Plotting code records:
----------------------------------------

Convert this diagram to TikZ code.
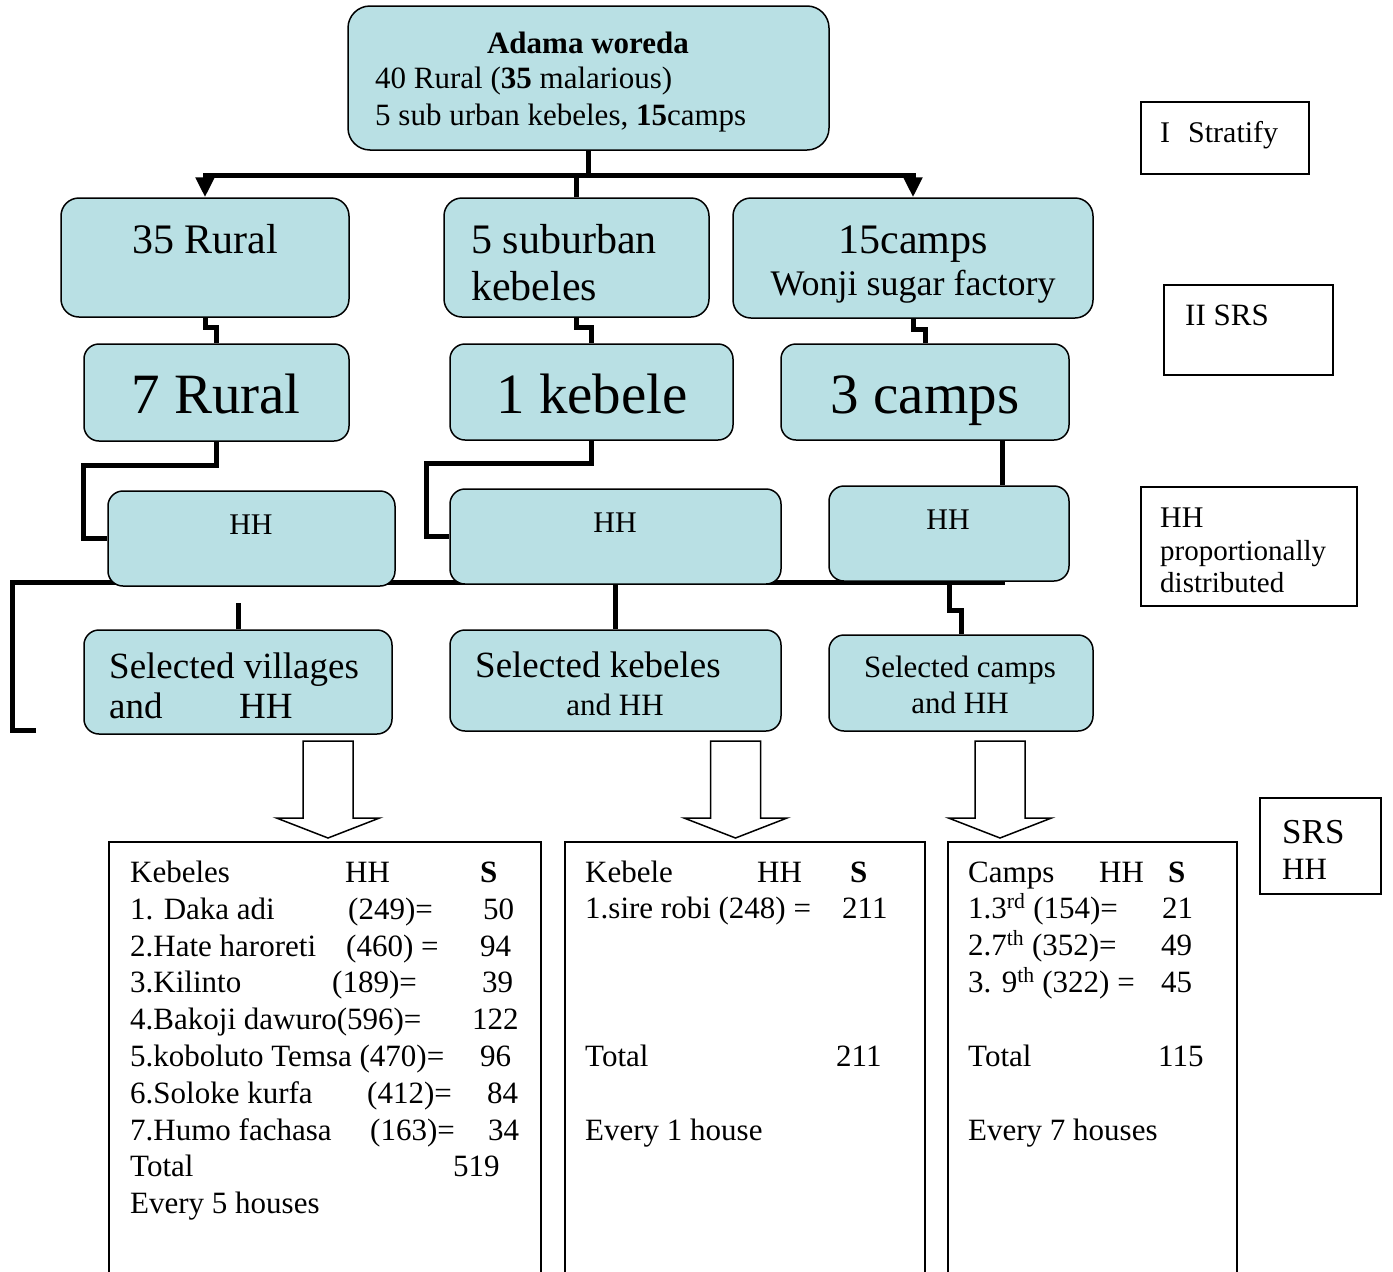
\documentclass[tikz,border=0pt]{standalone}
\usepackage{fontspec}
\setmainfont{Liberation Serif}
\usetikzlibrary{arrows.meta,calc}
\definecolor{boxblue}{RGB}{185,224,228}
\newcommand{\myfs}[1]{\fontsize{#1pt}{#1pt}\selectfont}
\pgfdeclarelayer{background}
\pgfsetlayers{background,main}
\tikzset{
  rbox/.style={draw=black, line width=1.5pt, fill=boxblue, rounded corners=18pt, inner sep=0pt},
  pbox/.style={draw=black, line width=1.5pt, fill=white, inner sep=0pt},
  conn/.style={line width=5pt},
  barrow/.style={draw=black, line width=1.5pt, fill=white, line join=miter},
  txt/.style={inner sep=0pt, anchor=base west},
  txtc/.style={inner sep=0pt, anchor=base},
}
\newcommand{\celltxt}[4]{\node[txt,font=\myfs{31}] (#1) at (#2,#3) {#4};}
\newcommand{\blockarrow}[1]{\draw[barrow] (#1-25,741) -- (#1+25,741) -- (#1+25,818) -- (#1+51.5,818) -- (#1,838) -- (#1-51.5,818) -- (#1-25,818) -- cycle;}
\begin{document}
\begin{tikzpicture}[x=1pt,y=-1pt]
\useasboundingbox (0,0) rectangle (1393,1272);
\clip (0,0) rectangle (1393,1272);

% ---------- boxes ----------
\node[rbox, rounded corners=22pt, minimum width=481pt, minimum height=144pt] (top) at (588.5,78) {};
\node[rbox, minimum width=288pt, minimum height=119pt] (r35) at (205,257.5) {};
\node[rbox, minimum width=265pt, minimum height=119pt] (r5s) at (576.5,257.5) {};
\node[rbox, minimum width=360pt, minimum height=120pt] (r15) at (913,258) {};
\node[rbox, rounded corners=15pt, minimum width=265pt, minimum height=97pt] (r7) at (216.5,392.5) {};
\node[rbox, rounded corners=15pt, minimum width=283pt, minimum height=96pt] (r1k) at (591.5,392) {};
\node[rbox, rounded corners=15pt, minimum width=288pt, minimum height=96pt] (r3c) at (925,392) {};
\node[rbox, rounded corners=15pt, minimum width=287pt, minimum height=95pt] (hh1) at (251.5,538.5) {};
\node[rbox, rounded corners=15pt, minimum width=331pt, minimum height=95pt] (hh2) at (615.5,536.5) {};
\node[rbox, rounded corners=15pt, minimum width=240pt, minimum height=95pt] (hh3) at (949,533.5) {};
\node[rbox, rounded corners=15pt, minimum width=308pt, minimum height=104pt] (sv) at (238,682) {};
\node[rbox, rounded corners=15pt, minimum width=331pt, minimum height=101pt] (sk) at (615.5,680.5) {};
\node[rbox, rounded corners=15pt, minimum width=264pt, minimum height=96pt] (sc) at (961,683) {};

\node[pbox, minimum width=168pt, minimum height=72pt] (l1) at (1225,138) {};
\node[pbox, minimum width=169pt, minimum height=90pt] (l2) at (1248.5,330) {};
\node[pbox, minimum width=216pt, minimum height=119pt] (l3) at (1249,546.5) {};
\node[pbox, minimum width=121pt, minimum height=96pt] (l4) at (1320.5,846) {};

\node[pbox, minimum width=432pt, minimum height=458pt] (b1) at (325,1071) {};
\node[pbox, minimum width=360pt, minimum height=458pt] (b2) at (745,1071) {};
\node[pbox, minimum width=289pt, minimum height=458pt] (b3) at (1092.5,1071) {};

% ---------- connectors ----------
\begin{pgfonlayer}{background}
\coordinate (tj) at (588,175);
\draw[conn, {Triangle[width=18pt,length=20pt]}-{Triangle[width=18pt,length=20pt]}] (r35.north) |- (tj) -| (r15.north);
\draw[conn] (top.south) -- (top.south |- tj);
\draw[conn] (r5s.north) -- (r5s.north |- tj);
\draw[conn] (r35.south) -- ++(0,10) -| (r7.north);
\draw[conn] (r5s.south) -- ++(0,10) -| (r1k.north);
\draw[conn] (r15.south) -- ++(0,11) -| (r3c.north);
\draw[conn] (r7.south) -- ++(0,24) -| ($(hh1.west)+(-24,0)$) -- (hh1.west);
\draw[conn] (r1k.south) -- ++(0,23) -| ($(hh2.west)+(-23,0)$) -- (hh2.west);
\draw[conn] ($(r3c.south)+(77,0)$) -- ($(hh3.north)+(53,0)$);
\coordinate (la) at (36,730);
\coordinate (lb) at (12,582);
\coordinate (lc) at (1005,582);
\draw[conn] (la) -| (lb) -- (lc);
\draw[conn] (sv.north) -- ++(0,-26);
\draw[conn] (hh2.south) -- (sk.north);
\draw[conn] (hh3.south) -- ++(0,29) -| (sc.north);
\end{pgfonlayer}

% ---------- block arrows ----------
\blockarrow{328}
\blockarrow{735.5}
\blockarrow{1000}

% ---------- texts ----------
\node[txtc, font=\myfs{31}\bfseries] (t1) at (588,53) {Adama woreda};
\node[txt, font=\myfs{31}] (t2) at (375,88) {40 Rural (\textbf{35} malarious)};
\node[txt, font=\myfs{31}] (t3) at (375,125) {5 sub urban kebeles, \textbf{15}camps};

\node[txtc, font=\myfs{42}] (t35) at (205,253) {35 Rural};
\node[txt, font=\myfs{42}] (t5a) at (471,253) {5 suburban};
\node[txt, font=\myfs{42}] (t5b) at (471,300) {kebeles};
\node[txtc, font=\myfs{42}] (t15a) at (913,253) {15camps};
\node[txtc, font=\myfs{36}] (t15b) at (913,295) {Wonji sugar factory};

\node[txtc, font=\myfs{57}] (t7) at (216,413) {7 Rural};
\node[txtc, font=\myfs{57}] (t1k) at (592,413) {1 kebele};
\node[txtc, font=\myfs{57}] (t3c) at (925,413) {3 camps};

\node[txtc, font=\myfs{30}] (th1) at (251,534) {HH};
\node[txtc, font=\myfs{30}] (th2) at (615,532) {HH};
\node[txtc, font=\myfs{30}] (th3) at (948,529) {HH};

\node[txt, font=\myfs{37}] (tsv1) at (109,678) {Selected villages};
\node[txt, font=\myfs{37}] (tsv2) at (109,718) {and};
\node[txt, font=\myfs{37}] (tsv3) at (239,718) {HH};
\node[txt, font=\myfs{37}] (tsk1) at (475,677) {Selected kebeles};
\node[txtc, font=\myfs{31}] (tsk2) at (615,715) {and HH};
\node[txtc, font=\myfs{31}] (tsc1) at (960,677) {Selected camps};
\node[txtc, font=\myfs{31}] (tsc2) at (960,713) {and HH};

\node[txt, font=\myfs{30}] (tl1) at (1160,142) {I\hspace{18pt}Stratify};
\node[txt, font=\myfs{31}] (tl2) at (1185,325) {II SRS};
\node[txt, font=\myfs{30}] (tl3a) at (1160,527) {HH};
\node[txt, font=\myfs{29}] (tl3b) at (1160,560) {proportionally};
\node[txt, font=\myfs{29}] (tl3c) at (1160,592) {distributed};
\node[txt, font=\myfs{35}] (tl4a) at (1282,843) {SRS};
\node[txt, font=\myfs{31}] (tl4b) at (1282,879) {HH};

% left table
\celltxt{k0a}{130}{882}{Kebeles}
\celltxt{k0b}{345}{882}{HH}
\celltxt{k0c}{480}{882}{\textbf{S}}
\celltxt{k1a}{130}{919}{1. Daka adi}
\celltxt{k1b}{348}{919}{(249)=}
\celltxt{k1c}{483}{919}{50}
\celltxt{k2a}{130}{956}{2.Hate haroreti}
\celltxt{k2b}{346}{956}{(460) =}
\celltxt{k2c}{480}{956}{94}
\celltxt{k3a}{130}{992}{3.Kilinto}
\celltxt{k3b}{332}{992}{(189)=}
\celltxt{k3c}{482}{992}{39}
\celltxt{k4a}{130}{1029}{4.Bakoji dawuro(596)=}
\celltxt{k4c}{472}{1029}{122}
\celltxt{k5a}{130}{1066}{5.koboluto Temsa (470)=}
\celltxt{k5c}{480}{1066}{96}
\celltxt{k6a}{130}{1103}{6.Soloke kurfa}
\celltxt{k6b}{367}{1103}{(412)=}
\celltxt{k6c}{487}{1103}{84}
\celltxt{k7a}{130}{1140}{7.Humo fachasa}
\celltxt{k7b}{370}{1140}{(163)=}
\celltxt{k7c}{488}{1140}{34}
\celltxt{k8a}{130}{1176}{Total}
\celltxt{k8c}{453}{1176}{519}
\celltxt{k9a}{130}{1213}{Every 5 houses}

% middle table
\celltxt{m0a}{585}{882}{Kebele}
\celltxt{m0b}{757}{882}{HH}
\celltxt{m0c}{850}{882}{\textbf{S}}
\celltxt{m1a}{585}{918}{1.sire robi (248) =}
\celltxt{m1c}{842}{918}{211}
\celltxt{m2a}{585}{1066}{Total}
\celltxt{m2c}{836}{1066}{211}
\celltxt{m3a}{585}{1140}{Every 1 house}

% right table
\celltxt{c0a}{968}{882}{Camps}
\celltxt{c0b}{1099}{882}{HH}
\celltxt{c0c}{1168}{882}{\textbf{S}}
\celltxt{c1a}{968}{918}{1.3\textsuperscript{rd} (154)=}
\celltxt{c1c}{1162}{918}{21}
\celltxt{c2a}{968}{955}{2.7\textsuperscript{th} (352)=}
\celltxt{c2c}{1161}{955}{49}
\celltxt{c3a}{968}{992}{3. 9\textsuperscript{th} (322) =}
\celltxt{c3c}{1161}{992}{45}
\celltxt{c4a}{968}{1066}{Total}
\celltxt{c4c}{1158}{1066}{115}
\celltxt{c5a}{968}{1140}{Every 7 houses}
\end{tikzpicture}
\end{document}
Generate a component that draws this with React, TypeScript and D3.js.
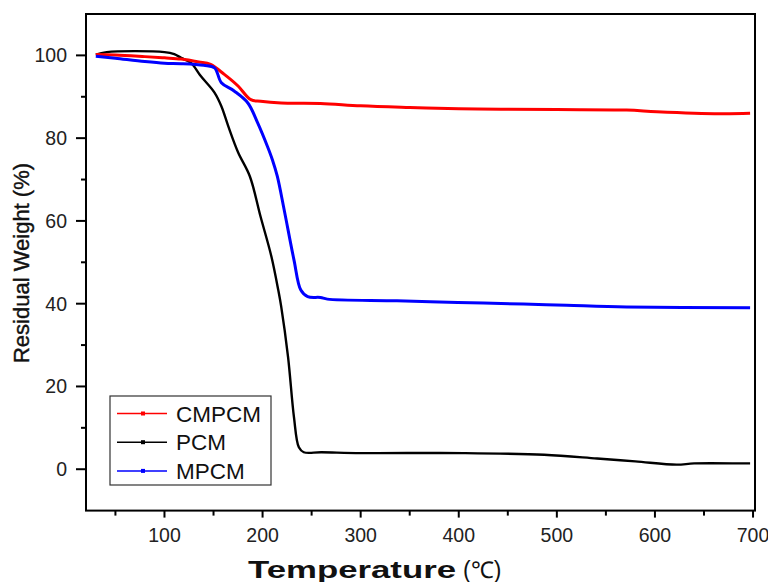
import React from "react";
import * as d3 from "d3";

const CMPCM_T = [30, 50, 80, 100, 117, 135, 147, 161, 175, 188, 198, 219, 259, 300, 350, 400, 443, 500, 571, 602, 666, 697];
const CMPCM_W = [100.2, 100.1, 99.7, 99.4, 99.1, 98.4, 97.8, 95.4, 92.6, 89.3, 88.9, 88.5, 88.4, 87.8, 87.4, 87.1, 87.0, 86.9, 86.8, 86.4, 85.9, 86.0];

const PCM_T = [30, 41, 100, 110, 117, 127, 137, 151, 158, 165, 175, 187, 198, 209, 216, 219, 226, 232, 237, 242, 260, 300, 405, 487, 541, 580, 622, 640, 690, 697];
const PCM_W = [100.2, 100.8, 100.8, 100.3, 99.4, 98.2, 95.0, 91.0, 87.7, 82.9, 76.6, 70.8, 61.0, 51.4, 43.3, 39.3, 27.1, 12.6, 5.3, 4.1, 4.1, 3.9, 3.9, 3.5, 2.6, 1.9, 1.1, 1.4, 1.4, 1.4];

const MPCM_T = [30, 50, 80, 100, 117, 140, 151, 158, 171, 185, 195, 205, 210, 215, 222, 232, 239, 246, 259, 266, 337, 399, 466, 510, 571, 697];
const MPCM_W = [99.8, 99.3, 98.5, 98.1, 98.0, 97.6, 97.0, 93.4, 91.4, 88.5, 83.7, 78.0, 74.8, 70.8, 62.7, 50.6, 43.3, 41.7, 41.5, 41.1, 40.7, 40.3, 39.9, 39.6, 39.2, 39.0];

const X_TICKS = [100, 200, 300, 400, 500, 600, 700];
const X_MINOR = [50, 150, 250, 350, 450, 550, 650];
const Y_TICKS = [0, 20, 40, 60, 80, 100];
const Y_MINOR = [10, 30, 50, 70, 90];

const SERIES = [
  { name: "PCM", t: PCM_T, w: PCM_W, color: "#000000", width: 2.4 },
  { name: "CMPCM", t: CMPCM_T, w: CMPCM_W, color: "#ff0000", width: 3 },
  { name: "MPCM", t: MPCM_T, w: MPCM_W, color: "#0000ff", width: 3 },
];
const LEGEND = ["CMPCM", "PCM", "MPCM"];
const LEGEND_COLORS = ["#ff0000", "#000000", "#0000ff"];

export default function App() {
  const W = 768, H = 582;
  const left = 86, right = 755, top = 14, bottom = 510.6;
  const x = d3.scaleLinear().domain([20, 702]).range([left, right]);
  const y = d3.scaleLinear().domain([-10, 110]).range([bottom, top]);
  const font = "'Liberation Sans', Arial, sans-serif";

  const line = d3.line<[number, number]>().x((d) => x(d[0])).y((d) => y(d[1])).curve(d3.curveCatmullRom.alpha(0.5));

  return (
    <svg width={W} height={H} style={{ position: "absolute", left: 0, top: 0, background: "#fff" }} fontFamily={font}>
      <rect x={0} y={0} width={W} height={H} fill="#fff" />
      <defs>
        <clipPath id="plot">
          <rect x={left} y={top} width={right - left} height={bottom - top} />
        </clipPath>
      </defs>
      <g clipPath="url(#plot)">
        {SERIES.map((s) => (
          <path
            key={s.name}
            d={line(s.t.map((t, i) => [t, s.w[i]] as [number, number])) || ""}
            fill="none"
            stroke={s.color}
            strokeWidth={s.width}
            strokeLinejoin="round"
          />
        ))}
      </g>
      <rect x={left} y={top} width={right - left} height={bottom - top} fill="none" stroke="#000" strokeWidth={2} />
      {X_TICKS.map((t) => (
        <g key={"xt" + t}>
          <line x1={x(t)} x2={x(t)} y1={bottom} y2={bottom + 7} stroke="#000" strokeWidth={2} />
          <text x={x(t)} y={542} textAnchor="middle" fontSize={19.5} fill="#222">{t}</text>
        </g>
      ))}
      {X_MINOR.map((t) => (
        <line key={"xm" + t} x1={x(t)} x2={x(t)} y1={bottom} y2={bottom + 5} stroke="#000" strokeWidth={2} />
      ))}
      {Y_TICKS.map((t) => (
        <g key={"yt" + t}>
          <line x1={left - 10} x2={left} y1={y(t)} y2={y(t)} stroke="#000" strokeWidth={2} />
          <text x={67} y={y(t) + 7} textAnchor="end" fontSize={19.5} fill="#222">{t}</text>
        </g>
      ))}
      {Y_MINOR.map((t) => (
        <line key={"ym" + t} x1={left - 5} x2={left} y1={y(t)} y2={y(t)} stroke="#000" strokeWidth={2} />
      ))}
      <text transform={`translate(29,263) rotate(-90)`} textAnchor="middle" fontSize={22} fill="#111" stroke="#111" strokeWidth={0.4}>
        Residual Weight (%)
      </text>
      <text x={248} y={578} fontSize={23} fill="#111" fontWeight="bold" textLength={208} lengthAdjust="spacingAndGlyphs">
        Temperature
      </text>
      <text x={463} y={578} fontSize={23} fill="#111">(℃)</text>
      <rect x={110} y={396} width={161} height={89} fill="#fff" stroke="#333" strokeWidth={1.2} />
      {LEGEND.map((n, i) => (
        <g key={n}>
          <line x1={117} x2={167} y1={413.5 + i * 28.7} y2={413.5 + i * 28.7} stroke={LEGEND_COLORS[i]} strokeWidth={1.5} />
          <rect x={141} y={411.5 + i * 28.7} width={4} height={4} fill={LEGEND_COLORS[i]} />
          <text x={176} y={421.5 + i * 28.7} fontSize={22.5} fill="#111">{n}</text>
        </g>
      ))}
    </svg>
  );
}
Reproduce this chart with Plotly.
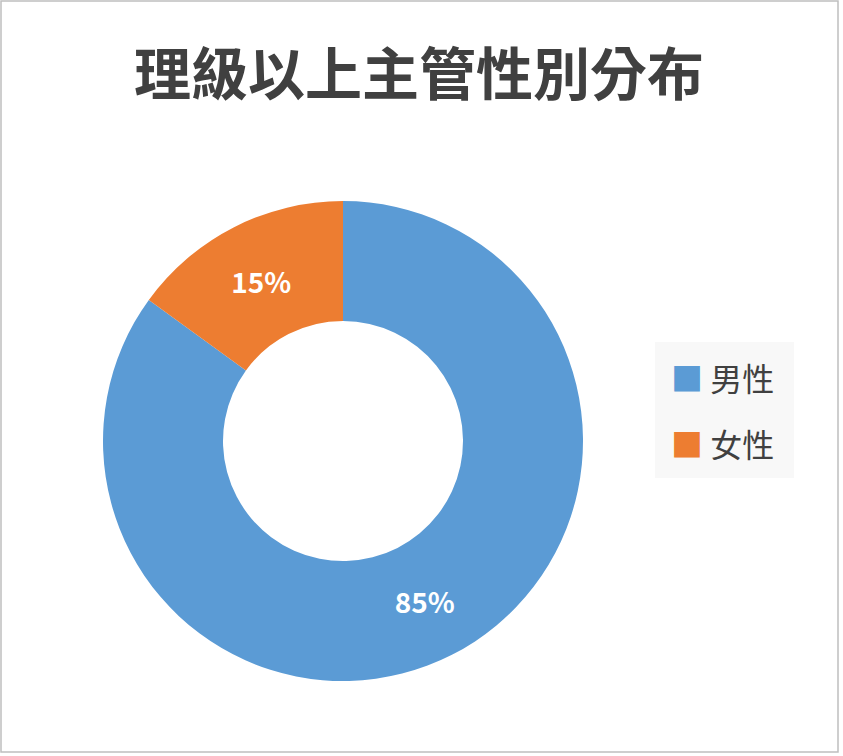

----------------------------------------

Your goal: Return each line of the data that contains the string "with".

Reply to the task:
Generate a component that draws this with React, TypeScript and D3.js.
Reproduce this chart with Plotly.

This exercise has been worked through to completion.